* Problem
Write out, word for word, every line from the first one through the line that holds "after_kb = ['467", and nothing else; skip the pictures.

-- Begin Exercise materials --

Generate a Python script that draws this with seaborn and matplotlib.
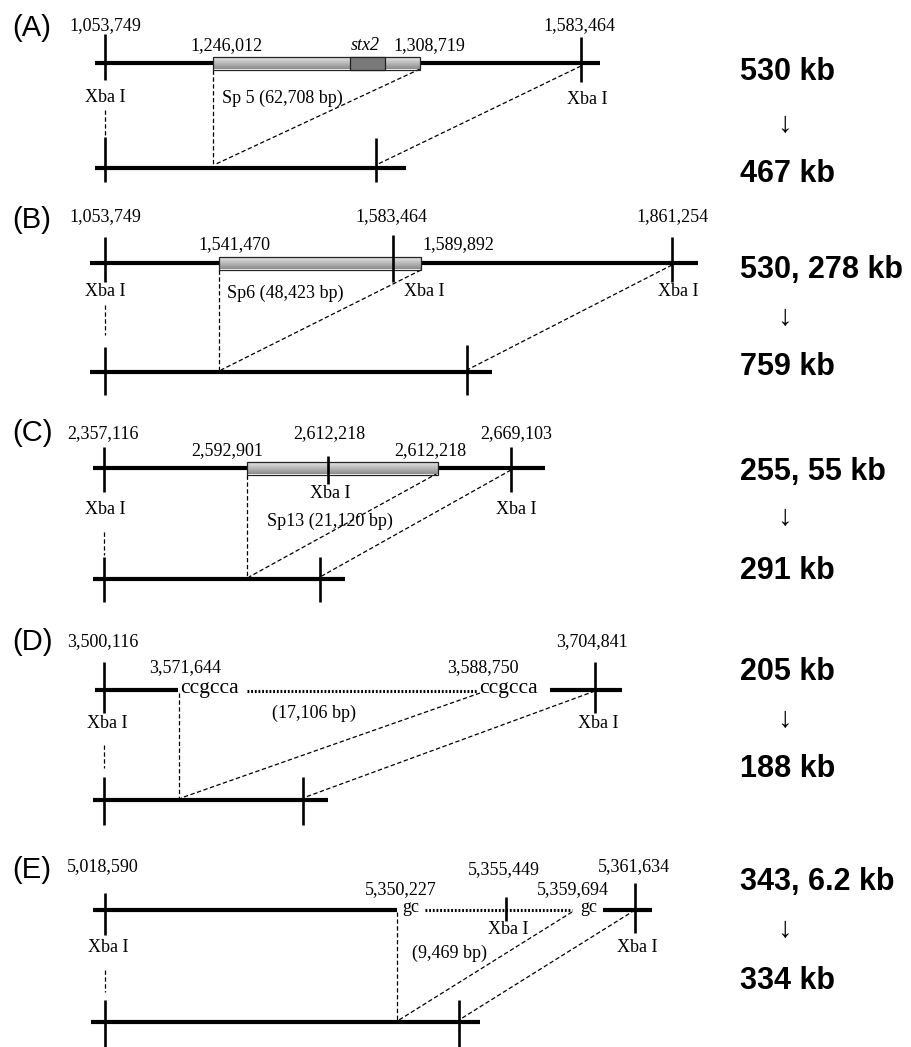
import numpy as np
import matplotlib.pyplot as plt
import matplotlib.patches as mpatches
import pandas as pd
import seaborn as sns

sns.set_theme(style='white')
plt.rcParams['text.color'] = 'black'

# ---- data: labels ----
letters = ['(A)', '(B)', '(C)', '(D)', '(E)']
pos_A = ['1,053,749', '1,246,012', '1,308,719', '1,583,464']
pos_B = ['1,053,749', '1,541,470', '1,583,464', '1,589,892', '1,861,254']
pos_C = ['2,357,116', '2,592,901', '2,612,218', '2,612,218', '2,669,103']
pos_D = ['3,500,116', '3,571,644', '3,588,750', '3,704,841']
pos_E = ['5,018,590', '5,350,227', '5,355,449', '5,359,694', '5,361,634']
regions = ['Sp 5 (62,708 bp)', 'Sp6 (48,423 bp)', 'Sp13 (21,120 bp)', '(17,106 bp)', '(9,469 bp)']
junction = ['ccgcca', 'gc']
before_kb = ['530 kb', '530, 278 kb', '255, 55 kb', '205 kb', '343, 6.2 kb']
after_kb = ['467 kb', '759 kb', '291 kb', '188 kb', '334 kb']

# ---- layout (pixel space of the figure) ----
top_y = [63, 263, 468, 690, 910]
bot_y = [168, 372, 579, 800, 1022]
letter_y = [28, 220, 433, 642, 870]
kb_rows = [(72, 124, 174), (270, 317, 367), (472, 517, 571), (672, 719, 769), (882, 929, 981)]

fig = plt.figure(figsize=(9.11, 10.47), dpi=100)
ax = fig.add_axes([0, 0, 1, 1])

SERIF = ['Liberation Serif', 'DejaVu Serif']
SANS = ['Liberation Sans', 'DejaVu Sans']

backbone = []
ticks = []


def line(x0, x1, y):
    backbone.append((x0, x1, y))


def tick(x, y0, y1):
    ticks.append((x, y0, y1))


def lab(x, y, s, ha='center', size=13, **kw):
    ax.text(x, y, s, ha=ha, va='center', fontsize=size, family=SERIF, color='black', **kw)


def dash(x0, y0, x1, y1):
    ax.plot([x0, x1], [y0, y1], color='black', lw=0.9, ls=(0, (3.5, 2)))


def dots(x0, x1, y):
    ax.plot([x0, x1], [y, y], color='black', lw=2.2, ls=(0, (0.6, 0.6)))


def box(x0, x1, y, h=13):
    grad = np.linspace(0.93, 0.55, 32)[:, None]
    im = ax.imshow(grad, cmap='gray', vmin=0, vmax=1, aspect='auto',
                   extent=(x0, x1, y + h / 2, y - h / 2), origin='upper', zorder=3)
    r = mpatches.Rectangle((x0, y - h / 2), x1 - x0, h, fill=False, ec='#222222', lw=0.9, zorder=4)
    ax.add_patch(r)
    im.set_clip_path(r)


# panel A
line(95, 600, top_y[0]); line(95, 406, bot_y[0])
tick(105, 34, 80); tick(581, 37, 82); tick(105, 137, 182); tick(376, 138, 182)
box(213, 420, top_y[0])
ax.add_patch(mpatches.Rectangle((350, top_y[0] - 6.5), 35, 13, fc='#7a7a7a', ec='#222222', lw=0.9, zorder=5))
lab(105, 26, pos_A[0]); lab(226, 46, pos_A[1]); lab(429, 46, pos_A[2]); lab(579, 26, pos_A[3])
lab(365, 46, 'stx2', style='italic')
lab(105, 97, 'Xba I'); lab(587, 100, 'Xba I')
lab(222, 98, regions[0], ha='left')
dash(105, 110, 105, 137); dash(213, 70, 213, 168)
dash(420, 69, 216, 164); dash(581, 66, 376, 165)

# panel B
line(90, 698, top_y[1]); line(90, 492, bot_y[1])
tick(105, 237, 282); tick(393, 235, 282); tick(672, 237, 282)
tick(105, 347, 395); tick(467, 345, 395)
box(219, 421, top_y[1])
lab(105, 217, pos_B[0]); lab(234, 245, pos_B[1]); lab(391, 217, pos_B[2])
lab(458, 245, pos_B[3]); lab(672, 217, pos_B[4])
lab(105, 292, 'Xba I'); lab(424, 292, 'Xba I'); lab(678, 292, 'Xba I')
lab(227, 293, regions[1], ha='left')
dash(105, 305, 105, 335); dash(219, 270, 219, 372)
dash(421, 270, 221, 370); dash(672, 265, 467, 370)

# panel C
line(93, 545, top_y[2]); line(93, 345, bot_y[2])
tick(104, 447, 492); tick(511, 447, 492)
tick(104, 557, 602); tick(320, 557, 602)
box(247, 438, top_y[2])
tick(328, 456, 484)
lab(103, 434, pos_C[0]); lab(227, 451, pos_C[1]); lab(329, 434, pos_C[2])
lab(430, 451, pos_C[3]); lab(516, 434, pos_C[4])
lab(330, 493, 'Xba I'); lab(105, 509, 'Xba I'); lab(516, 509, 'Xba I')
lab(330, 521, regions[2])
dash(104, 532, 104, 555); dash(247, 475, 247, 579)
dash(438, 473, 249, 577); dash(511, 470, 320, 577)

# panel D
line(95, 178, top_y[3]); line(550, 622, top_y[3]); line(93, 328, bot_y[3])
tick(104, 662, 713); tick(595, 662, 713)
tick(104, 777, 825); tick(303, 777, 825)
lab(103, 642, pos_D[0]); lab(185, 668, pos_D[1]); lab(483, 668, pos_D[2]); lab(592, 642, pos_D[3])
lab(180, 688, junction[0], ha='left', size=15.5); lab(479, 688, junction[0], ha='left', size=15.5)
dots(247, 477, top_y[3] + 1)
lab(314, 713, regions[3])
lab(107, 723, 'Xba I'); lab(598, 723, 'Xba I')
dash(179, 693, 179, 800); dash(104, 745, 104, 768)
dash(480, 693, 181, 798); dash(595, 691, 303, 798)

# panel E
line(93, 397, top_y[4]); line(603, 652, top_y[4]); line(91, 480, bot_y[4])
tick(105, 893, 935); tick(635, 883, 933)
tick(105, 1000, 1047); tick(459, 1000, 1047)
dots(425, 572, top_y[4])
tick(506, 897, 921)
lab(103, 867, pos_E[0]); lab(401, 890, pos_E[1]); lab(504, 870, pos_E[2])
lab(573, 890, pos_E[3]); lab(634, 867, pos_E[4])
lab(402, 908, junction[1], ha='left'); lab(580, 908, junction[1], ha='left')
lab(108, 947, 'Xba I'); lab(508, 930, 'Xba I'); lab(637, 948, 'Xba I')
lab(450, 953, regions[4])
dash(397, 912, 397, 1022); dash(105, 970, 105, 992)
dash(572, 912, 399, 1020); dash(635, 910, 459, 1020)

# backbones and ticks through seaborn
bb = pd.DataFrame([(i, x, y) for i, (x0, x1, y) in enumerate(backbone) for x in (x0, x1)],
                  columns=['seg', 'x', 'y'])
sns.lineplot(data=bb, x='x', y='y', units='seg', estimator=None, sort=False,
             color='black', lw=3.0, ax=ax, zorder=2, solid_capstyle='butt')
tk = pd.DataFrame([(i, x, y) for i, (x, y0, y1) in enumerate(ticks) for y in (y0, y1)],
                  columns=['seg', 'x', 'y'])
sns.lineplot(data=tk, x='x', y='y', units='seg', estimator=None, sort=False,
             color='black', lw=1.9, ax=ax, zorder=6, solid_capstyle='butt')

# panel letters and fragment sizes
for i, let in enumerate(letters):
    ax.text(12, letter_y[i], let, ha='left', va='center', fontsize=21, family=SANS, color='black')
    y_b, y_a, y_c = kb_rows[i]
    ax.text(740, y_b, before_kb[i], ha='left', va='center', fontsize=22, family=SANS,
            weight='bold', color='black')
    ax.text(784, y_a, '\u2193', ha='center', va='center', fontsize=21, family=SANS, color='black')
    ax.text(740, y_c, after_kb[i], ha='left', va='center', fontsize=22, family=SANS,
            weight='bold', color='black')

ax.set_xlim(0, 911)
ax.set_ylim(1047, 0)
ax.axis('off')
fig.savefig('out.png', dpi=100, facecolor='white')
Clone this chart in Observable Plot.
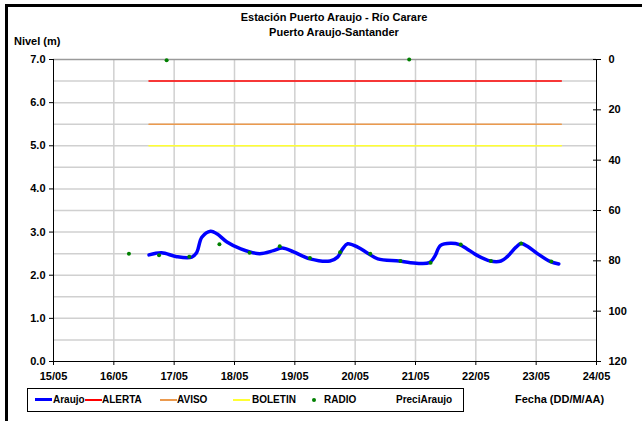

-- End Exercise materials --

* Response
Generate a Python script that draws this with seaborn and matplotlib.
import numpy as np
import matplotlib.pyplot as plt
import matplotlib.patches as mpatches
import pandas as pd
import seaborn as sns

sns.set_theme(style='white')
plt.rcParams['text.color'] = 'black'

# ---- data: labels ----
letters = ['(A)', '(B)', '(C)', '(D)', '(E)']
pos_A = ['1,053,749', '1,246,012', '1,308,719', '1,583,464']
pos_B = ['1,053,749', '1,541,470', '1,583,464', '1,589,892', '1,861,254']
pos_C = ['2,357,116', '2,592,901', '2,612,218', '2,612,218', '2,669,103']
pos_D = ['3,500,116', '3,571,644', '3,588,750', '3,704,841']
pos_E = ['5,018,590', '5,350,227', '5,355,449', '5,359,694', '5,361,634']
regions = ['Sp 5 (62,708 bp)', 'Sp6 (48,423 bp)', 'Sp13 (21,120 bp)', '(17,106 bp)', '(9,469 bp)']
junction = ['ccgcca', 'gc']
before_kb = ['530 kb', '530, 278 kb', '255, 55 kb', '205 kb', '343, 6.2 kb']
after_kb = ['467 kb', '759 kb', '291 kb', '188 kb', '334 kb']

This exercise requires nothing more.